EXERCISE AIM: Copy the lines below as they are; omit the images they contain.
——————
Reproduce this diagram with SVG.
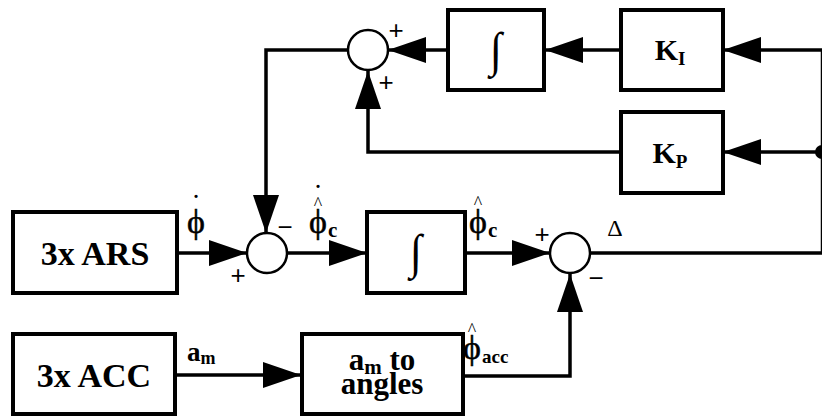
<svg xmlns="http://www.w3.org/2000/svg" width="822" height="418" viewBox="0 0 822 418">
<style>
.box{fill:#fff;stroke:#000;stroke-width:4}
.sum{fill:#fff;stroke:#000;stroke-width:2.5}
.ln{fill:none;stroke:#000;stroke-width:3.5;stroke-linejoin:miter}
.lbl{font-family:"Liberation Serif","Times New Roman",serif;font-weight:bold;fill:#000;text-anchor:middle}
.sub{font-family:"Liberation Serif","Times New Roman",serif;font-weight:bold;fill:#000;text-anchor:start}
.sym{font-family:"Liberation Serif","Times New Roman",serif;fill:#000;text-anchor:middle}
.phi{font-family:"Liberation Serif","Times New Roman",serif;fill:#000;text-anchor:middle;font-size:34px;stroke:#000;stroke-width:0.5}
.sgn{font-family:"Liberation Sans",Arial,sans-serif;fill:#000;font-size:26px;text-anchor:middle}
</style>
<defs>
<marker id="ah" viewBox="0 0 38 26" refX="38" refY="13" markerWidth="38" markerHeight="26" markerUnits="userSpaceOnUse" orient="auto">
<path d="M0,0 L38,13 L0,26 z" fill="#000"/>
</marker>
</defs>
<g id="connectors">
<line class="ln" x1="177" y1="253" x2="247" y2="253" marker-end="url(#ah)"/>
<line class="ln" x1="287" y1="253" x2="367" y2="253" marker-end="url(#ah)"/>
<line class="ln" x1="465" y1="253" x2="550" y2="253" marker-end="url(#ah)"/>
<polyline class="ln" points="590,253 822.5,253 822.5,50"/>
<line class="ln" x1="822" y1="50" x2="723" y2="50" marker-end="url(#ah)"/>
<line class="ln" x1="822" y1="152" x2="723" y2="152" marker-end="url(#ah)"/>
<circle cx="822" cy="152" r="7" fill="#000"/>
<line class="ln" x1="621" y1="50" x2="545" y2="50" marker-end="url(#ah)"/>
<line class="ln" x1="448" y1="50" x2="388" y2="50" marker-end="url(#ah)"/>
<polyline class="ln" points="621,152 368,152 368,71" marker-end="url(#ah)"/>
<polyline class="ln" points="347,50 266,50 266,233" marker-end="url(#ah)"/>
<line class="ln" x1="175" y1="375" x2="301" y2="375" marker-end="url(#ah)"/>
<polyline class="ln" points="463,376 570,376 570,274" marker-end="url(#ah)"/>
</g>
<g id="ars">
<rect class="box" x="13" y="212" width="164" height="81"/>
<text class="lbl" x="95" y="265" font-size="34">3x ARS</text>
</g>
<g id="acc">
<rect class="box" x="13" y="334" width="162" height="80"/>
<text class="lbl" x="94" y="387" font-size="34">3x ACC</text>
</g>
<g id="am2angles">
<rect class="box" x="302" y="334" width="161" height="80"/>
<text class="lbl" x="382" y="370" font-size="31">a<tspan font-size="21" dy="4">m</tspan><tspan dy="-4"> to</tspan></text>
<text class="lbl" x="382" y="394" font-size="31">angles</text>
</g>
<g id="sum1">
<circle class="sum" cx="267" cy="253" r="20"/>
</g>
<g id="integrator1">
<rect class="box" x="367" y="212" width="98" height="81"/>
<text class="sym" x="416" y="267" font-size="44" transform="translate(416 252) scale(1 1.1) translate(-416 -252)">∫</text>
</g>
<g id="sum2">
<circle class="sum" cx="570" cy="253" r="20"/>
</g>
<g id="sum3">
<circle class="sum" cx="368" cy="50" r="20"/>
</g>
<g id="integrator2">
<rect class="box" x="448" y="10" width="96" height="80"/>
<text class="sym" x="496" y="65" font-size="44" transform="translate(496 50) scale(1 1.1) translate(-496 -50)">∫</text>
</g>
<g id="ki">
<rect class="box" x="621" y="10" width="102" height="80"/>
<text class="lbl" x="670" y="60" font-size="30">K<tspan font-size="19" dy="5">I</tspan></text>
</g>
<g id="kp">
<rect class="box" x="621" y="112" width="102" height="81"/>
<text class="lbl" x="670" y="163" font-size="30">K<tspan font-size="19" dy="5">P</tspan></text>
</g>
<g id="labels">
<text class="phi" x="196" y="233">ϕ</text>
<text class="sym" x="196" y="215" font-size="30">˙</text>
<text class="sgn" x="238" y="284">+</text>
<text class="sgn" x="285" y="236">−</text>
<text class="phi" x="318" y="233">ϕ</text>
<text class="sym" x="318" y="210" font-size="18">^</text>
<text class="sym" x="318" y="205" font-size="30">˙</text>
<text class="sub" x="328" y="237" font-size="21">c</text>
<text class="phi" x="478" y="233">ϕ</text>
<text class="sym" x="478" y="209" font-size="18">^</text>
<text class="sub" x="488" y="237" font-size="21">c</text>
<text class="sgn" x="542" y="243">+</text>
<text class="sym" x="615" y="236" font-size="24">Δ</text>
<text class="sgn" x="596" y="287">−</text>
<text class="sgn" x="396" y="39">+</text>
<text class="sgn" x="386" y="91">+</text>
<text class="sub" x="187" y="361" font-size="27">a<tspan font-size="18" dy="3">m</tspan></text>
<text class="phi" x="472" y="359">ϕ</text>
<text class="sym" x="472" y="336" font-size="18">^</text>
<text class="sub" x="482" y="363" font-size="19">acc</text>
</g>
</svg>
——————
WRITTEN ANSWER:
Reproduce this diagram with SVG.
<svg xmlns="http://www.w3.org/2000/svg" width="822" height="418" viewBox="0 0 822 418">
<style>
.box{fill:#fff;stroke:#000;stroke-width:4}
.sum{fill:#fff;stroke:#000;stroke-width:2.5}
.ln{fill:none;stroke:#000;stroke-width:3.5;stroke-linejoin:miter}
.lbl{font-family:"Liberation Serif","Times New Roman",serif;font-weight:bold;fill:#000;text-anchor:middle}
.sub{font-family:"Liberation Serif","Times New Roman",serif;font-weight:bold;fill:#000;text-anchor:start}
.sym{font-family:"Liberation Serif","Times New Roman",serif;fill:#000;text-anchor:middle}
.phi{font-family:"Liberation Serif","Times New Roman",serif;fill:#000;text-anchor:middle;font-size:34px;stroke:#000;stroke-width:0.5}
.sgn{font-family:"Liberation Sans",Arial,sans-serif;fill:#000;font-size:26px;text-anchor:middle}
</style>
<defs>
<marker id="ah" viewBox="0 0 38 26" refX="38" refY="13" markerWidth="38" markerHeight="26" markerUnits="userSpaceOnUse" orient="auto">
<path d="M0,0 L38,13 L0,26 z" fill="#000"/>
</marker>
</defs>
<g id="connectors">
<line class="ln" x1="177" y1="253" x2="247" y2="253" marker-end="url(#ah)"/>
<line class="ln" x1="287" y1="253" x2="367" y2="253" marker-end="url(#ah)"/>
<line class="ln" x1="465" y1="253" x2="550" y2="253" marker-end="url(#ah)"/>
<polyline class="ln" points="590,253 822.5,253 822.5,50"/>
<line class="ln" x1="822" y1="50" x2="723" y2="50" marker-end="url(#ah)"/>
<line class="ln" x1="822" y1="152" x2="723" y2="152" marker-end="url(#ah)"/>
<circle cx="822" cy="152" r="7" fill="#000"/>
<line class="ln" x1="621" y1="50" x2="545" y2="50" marker-end="url(#ah)"/>
<line class="ln" x1="448" y1="50" x2="388" y2="50" marker-end="url(#ah)"/>
<polyline class="ln" points="621,152 368,152 368,71" marker-end="url(#ah)"/>
<polyline class="ln" points="347,50 266,50 266,233" marker-end="url(#ah)"/>
<line class="ln" x1="175" y1="375" x2="301" y2="375" marker-end="url(#ah)"/>
<polyline class="ln" points="463,376 570,376 570,274" marker-end="url(#ah)"/>
</g>
<g id="ars">
<rect class="box" x="13" y="212" width="164" height="81"/>
<text class="lbl" x="95" y="265" font-size="34">3x ARS</text>
</g>
<g id="acc">
<rect class="box" x="13" y="334" width="162" height="80"/>
<text class="lbl" x="94" y="387" font-size="34">3x ACC</text>
</g>
<g id="am2angles">
<rect class="box" x="302" y="334" width="161" height="80"/>
<text class="lbl" x="382" y="370" font-size="31">a<tspan font-size="21" dy="4">m</tspan><tspan dy="-4"> to</tspan></text>
<text class="lbl" x="382" y="394" font-size="31">angles</text>
</g>
<g id="sum1">
<circle class="sum" cx="267" cy="253" r="20"/>
</g>
<g id="integrator1">
<rect class="box" x="367" y="212" width="98" height="81"/>
<text class="sym" x="416" y="267" font-size="44" transform="translate(416 252) scale(1 1.1) translate(-416 -252)">∫</text>
</g>
<g id="sum2">
<circle class="sum" cx="570" cy="253" r="20"/>
</g>
<g id="sum3">
<circle class="sum" cx="368" cy="50" r="20"/>
</g>
<g id="integrator2">
<rect class="box" x="448" y="10" width="96" height="80"/>
<text class="sym" x="496" y="65" font-size="44" transform="translate(496 50) scale(1 1.1) translate(-496 -50)">∫</text>
</g>
<g id="ki">
<rect class="box" x="621" y="10" width="102" height="80"/>
<text class="lbl" x="670" y="60" font-size="30">K<tspan font-size="19" dy="5">I</tspan></text>
</g>
<g id="kp">
<rect class="box" x="621" y="112" width="102" height="81"/>
<text class="lbl" x="670" y="163" font-size="30">K<tspan font-size="19" dy="5">P</tspan></text>
</g>
<g id="labels">
<text class="phi" x="196" y="233">ϕ</text>
<text class="sym" x="196" y="215" font-size="30">˙</text>
<text class="sgn" x="238" y="284">+</text>
<text class="sgn" x="285" y="236">−</text>
<text class="phi" x="318" y="233">ϕ</text>
<text class="sym" x="318" y="210" font-size="18">^</text>
<text class="sym" x="318" y="205" font-size="30">˙</text>
<text class="sub" x="328" y="237" font-size="21">c</text>
<text class="phi" x="478" y="233">ϕ</text>
<text class="sym" x="478" y="209" font-size="18">^</text>
<text class="sub" x="488" y="237" font-size="21">c</text>
<text class="sgn" x="542" y="243">+</text>
<text class="sym" x="615" y="236" font-size="24">Δ</text>
<text class="sgn" x="596" y="287">−</text>
<text class="sgn" x="396" y="39">+</text>
<text class="sgn" x="386" y="91">+</text>
<text class="sub" x="187" y="361" font-size="27">a<tspan font-size="18" dy="3">m</tspan></text>
<text class="phi" x="472" y="359">ϕ</text>
<text class="sym" x="472" y="336" font-size="18">^</text>
<text class="sub" x="482" y="363" font-size="19">acc</text>
</g>
</svg>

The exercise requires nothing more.